**Task directions:** Give the material again in full, matching it exactly.

**Supplied data:**
= = =

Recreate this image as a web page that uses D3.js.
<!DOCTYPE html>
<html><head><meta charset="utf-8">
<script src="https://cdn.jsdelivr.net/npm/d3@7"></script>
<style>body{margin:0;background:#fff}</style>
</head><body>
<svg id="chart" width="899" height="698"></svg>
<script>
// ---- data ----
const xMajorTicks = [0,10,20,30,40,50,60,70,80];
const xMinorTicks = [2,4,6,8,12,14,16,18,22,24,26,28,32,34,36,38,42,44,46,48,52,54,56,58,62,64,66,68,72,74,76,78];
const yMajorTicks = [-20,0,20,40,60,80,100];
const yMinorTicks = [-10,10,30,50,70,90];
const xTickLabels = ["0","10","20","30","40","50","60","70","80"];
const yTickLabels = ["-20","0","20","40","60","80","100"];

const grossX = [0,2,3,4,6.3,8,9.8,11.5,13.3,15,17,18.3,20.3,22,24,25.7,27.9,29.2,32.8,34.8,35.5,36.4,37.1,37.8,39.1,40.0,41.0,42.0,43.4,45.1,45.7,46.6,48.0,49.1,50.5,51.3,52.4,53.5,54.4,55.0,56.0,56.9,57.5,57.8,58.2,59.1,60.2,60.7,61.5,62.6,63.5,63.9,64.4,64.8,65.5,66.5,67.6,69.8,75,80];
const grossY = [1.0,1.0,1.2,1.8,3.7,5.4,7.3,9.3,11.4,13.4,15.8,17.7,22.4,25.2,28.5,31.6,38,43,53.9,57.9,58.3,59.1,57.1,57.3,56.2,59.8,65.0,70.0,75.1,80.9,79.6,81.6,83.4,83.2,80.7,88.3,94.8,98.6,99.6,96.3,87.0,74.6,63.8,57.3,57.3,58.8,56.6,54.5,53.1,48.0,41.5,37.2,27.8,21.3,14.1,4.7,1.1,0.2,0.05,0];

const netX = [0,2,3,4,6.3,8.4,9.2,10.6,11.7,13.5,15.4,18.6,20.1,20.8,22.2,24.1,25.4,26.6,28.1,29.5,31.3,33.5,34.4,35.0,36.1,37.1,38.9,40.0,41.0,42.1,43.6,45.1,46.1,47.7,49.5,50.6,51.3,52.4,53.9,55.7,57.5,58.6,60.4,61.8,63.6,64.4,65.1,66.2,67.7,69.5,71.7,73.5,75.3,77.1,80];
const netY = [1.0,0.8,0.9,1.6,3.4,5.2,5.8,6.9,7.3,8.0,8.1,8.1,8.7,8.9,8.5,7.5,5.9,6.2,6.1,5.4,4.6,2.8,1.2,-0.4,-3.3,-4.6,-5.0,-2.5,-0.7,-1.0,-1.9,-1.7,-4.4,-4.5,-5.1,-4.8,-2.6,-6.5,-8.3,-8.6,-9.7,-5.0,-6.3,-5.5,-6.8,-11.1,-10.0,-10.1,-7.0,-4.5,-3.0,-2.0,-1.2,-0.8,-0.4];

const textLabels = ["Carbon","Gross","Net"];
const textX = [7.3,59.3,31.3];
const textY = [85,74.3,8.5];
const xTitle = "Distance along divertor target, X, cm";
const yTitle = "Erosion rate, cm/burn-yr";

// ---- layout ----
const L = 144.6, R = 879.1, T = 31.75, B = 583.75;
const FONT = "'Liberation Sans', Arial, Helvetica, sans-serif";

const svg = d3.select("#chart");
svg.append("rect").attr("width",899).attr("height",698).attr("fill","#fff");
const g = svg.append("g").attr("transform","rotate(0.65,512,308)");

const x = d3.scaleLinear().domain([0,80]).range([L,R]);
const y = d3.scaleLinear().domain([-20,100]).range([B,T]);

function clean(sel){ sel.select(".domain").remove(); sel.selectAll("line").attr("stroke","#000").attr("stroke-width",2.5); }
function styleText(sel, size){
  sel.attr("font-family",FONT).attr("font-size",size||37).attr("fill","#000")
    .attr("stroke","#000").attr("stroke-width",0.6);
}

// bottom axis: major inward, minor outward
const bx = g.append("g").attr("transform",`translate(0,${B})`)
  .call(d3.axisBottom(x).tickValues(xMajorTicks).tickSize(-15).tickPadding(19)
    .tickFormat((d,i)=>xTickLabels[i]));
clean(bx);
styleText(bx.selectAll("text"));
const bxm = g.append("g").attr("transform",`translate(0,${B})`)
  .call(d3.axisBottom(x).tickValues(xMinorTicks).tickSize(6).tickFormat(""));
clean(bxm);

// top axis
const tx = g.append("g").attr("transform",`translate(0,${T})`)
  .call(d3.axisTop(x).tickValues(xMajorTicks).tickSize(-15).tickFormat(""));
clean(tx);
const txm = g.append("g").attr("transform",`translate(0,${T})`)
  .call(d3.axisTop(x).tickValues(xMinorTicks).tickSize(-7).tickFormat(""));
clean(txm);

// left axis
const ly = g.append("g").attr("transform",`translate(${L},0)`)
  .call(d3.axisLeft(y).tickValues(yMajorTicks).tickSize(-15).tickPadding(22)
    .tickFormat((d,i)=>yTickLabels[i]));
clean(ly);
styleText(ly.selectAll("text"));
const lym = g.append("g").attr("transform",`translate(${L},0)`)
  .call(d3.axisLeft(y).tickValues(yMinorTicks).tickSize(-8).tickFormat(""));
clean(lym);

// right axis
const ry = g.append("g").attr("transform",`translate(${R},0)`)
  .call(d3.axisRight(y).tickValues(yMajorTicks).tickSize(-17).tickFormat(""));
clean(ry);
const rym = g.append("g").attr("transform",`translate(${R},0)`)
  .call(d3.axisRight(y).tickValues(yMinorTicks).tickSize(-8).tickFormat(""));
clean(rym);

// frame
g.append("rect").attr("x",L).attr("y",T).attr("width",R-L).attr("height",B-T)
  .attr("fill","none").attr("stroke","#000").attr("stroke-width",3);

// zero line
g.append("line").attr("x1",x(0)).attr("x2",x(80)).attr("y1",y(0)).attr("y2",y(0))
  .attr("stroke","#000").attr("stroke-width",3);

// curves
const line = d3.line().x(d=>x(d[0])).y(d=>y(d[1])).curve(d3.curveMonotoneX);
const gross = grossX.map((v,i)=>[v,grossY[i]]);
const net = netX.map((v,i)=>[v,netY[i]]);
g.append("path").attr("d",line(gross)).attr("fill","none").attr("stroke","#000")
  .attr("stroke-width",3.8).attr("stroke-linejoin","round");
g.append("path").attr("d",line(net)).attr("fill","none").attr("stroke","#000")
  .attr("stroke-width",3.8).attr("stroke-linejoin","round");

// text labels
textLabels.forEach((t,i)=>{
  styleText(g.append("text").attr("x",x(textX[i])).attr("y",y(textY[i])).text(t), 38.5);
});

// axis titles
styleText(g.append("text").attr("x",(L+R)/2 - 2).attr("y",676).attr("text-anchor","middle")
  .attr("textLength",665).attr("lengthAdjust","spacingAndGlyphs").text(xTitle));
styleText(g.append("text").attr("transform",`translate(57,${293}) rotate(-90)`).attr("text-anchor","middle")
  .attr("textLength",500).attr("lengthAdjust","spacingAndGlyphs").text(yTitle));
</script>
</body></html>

= = =

**Response to this task:**
Recreate this image as a web page that uses D3.js.
<!DOCTYPE html>
<html><head><meta charset="utf-8">
<script src="https://cdn.jsdelivr.net/npm/d3@7"></script>
<style>body{margin:0;background:#fff}</style>
</head><body>
<svg id="chart" width="899" height="698"></svg>
<script>
// ---- data ----
const xMajorTicks = [0,10,20,30,40,50,60,70,80];
const xMinorTicks = [2,4,6,8,12,14,16,18,22,24,26,28,32,34,36,38,42,44,46,48,52,54,56,58,62,64,66,68,72,74,76,78];
const yMajorTicks = [-20,0,20,40,60,80,100];
const yMinorTicks = [-10,10,30,50,70,90];
const xTickLabels = ["0","10","20","30","40","50","60","70","80"];
const yTickLabels = ["-20","0","20","40","60","80","100"];

const grossX = [0,2,3,4,6.3,8,9.8,11.5,13.3,15,17,18.3,20.3,22,24,25.7,27.9,29.2,32.8,34.8,35.5,36.4,37.1,37.8,39.1,40.0,41.0,42.0,43.4,45.1,45.7,46.6,48.0,49.1,50.5,51.3,52.4,53.5,54.4,55.0,56.0,56.9,57.5,57.8,58.2,59.1,60.2,60.7,61.5,62.6,63.5,63.9,64.4,64.8,65.5,66.5,67.6,69.8,75,80];
const grossY = [1.0,1.0,1.2,1.8,3.7,5.4,7.3,9.3,11.4,13.4,15.8,17.7,22.4,25.2,28.5,31.6,38,43,53.9,57.9,58.3,59.1,57.1,57.3,56.2,59.8,65.0,70.0,75.1,80.9,79.6,81.6,83.4,83.2,80.7,88.3,94.8,98.6,99.6,96.3,87.0,74.6,63.8,57.3,57.3,58.8,56.6,54.5,53.1,48.0,41.5,37.2,27.8,21.3,14.1,4.7,1.1,0.2,0.05,0];

const netX = [0,2,3,4,6.3,8.4,9.2,10.6,11.7,13.5,15.4,18.6,20.1,20.8,22.2,24.1,25.4,26.6,28.1,29.5,31.3,33.5,34.4,35.0,36.1,37.1,38.9,40.0,41.0,42.1,43.6,45.1,46.1,47.7,49.5,50.6,51.3,52.4,53.9,55.7,57.5,58.6,60.4,61.8,63.6,64.4,65.1,66.2,67.7,69.5,71.7,73.5,75.3,77.1,80];
const netY = [1.0,0.8,0.9,1.6,3.4,5.2,5.8,6.9,7.3,8.0,8.1,8.1,8.7,8.9,8.5,7.5,5.9,6.2,6.1,5.4,4.6,2.8,1.2,-0.4,-3.3,-4.6,-5.0,-2.5,-0.7,-1.0,-1.9,-1.7,-4.4,-4.5,-5.1,-4.8,-2.6,-6.5,-8.3,-8.6,-9.7,-5.0,-6.3,-5.5,-6.8,-11.1,-10.0,-10.1,-7.0,-4.5,-3.0,-2.0,-1.2,-0.8,-0.4];

const textLabels = ["Carbon","Gross","Net"];
const textX = [7.3,59.3,31.3];
const textY = [85,74.3,8.5];
const xTitle = "Distance along divertor target, X, cm";
const yTitle = "Erosion rate, cm/burn-yr";

// ---- layout ----
const L = 144.6, R = 879.1, T = 31.75, B = 583.75;
const FONT = "'Liberation Sans', Arial, Helvetica, sans-serif";

const svg = d3.select("#chart");
svg.append("rect").attr("width",899).attr("height",698).attr("fill","#fff");
const g = svg.append("g").attr("transform","rotate(0.65,512,308)");

const x = d3.scaleLinear().domain([0,80]).range([L,R]);
const y = d3.scaleLinear().domain([-20,100]).range([B,T]);

function clean(sel){ sel.select(".domain").remove(); sel.selectAll("line").attr("stroke","#000").attr("stroke-width",2.5); }
function styleText(sel, size){
  sel.attr("font-family",FONT).attr("font-size",size||37).attr("fill","#000")
    .attr("stroke","#000").attr("stroke-width",0.6);
}

// bottom axis: major inward, minor outward
const bx = g.append("g").attr("transform",`translate(0,${B})`)
  .call(d3.axisBottom(x).tickValues(xMajorTicks).tickSize(-15).tickPadding(19)
    .tickFormat((d,i)=>xTickLabels[i]));
clean(bx);
styleText(bx.selectAll("text"));
const bxm = g.append("g").attr("transform",`translate(0,${B})`)
  .call(d3.axisBottom(x).tickValues(xMinorTicks).tickSize(6).tickFormat(""));
clean(bxm);

// top axis
const tx = g.append("g").attr("transform",`translate(0,${T})`)
  .call(d3.axisTop(x).tickValues(xMajorTicks).tickSize(-15).tickFormat(""));
clean(tx);
const txm = g.append("g").attr("transform",`translate(0,${T})`)
  .call(d3.axisTop(x).tickValues(xMinorTicks).tickSize(-7).tickFormat(""));
clean(txm);

// left axis
const ly = g.append("g").attr("transform",`translate(${L},0)`)
  .call(d3.axisLeft(y).tickValues(yMajorTicks).tickSize(-15).tickPadding(22)
    .tickFormat((d,i)=>yTickLabels[i]));
clean(ly);
styleText(ly.selectAll("text"));
const lym = g.append("g").attr("transform",`translate(${L},0)`)
  .call(d3.axisLeft(y).tickValues(yMinorTicks).tickSize(-8).tickFormat(""));
clean(lym);

// right axis
const ry = g.append("g").attr("transform",`translate(${R},0)`)
  .call(d3.axisRight(y).tickValues(yMajorTicks).tickSize(-17).tickFormat(""));
clean(ry);
const rym = g.append("g").attr("transform",`translate(${R},0)`)
  .call(d3.axisRight(y).tickValues(yMinorTicks).tickSize(-8).tickFormat(""));
clean(rym);

// frame
g.append("rect").attr("x",L).attr("y",T).attr("width",R-L).attr("height",B-T)
  .attr("fill","none").attr("stroke","#000").attr("stroke-width",3);

// zero line
g.append("line").attr("x1",x(0)).attr("x2",x(80)).attr("y1",y(0)).attr("y2",y(0))
  .attr("stroke","#000").attr("stroke-width",3);

// curves
const line = d3.line().x(d=>x(d[0])).y(d=>y(d[1])).curve(d3.curveMonotoneX);
const gross = grossX.map((v,i)=>[v,grossY[i]]);
const net = netX.map((v,i)=>[v,netY[i]]);
g.append("path").attr("d",line(gross)).attr("fill","none").attr("stroke","#000")
  .attr("stroke-width",3.8).attr("stroke-linejoin","round");
g.append("path").attr("d",line(net)).attr("fill","none").attr("stroke","#000")
  .attr("stroke-width",3.8).attr("stroke-linejoin","round");

// text labels
textLabels.forEach((t,i)=>{
  styleText(g.append("text").attr("x",x(textX[i])).attr("y",y(textY[i])).text(t), 38.5);
});

// axis titles
styleText(g.append("text").attr("x",(L+R)/2 - 2).attr("y",676).attr("text-anchor","middle")
  .attr("textLength",665).attr("lengthAdjust","spacingAndGlyphs").text(xTitle));
styleText(g.append("text").attr("transform",`translate(57,${293}) rotate(-90)`).attr("text-anchor","middle")
  .attr("textLength",500).attr("lengthAdjust","spacingAndGlyphs").text(yTitle));
</script>
</body></html>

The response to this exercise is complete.